Look over the lines below. Report each one that includes the string "React".

#### Data segment:
===

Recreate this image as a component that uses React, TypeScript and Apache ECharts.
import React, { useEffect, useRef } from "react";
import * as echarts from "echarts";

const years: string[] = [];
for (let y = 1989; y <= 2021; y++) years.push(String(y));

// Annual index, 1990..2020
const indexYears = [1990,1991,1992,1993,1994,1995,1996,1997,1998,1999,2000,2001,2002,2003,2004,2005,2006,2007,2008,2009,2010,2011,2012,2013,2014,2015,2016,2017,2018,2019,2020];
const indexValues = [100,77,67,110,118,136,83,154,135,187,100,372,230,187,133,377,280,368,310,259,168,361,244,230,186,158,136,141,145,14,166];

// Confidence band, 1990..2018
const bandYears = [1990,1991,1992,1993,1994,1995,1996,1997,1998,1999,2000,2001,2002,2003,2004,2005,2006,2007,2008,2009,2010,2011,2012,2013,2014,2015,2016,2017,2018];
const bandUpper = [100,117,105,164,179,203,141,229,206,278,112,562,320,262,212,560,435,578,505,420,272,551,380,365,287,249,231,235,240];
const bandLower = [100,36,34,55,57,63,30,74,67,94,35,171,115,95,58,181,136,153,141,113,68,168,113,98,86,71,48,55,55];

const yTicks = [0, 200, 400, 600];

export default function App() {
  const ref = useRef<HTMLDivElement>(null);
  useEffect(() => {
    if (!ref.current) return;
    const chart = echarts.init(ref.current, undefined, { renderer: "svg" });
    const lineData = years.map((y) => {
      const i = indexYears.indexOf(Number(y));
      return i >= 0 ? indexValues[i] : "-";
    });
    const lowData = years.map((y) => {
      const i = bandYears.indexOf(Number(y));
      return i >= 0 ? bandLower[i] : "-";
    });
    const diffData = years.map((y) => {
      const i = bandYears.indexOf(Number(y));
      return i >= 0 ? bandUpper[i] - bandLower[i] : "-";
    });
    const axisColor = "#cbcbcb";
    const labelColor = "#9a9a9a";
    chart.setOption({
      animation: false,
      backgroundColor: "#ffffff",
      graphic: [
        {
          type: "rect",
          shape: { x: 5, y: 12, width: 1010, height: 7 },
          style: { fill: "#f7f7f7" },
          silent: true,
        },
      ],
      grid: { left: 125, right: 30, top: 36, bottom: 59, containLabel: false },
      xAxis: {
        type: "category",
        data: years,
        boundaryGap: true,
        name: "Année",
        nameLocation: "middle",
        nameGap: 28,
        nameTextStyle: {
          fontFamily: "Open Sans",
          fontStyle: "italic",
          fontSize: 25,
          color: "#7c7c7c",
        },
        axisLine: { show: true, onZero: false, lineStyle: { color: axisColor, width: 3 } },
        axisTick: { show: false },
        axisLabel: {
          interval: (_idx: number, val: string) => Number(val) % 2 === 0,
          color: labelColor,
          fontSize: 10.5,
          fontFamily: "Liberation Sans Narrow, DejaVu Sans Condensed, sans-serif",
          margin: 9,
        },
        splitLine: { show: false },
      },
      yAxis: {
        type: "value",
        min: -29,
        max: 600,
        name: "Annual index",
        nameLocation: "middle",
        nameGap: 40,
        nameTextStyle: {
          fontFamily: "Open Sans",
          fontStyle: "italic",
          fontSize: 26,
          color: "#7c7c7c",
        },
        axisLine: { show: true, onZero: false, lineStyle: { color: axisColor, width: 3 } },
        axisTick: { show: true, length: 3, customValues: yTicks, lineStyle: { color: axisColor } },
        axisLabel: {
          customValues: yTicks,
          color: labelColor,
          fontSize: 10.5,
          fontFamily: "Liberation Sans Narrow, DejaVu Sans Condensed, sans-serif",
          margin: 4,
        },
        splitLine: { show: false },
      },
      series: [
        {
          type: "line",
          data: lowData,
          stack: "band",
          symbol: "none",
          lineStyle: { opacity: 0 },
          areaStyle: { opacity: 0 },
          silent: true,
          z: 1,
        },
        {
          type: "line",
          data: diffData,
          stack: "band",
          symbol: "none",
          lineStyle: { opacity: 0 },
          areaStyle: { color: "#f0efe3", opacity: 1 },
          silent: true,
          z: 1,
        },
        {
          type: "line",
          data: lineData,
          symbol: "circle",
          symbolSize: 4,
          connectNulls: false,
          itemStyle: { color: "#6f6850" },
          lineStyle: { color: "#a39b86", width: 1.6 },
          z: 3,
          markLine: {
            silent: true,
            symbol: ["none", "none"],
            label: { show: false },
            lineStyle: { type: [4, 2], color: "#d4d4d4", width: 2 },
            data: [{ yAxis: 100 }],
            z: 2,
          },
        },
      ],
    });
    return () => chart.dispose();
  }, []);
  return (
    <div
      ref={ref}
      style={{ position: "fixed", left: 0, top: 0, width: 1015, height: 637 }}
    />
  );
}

===

#### Reply to the task:
Recreate this image as a component that uses React, TypeScript and Apache ECharts.
import React, { useEffect, useRef } from "react";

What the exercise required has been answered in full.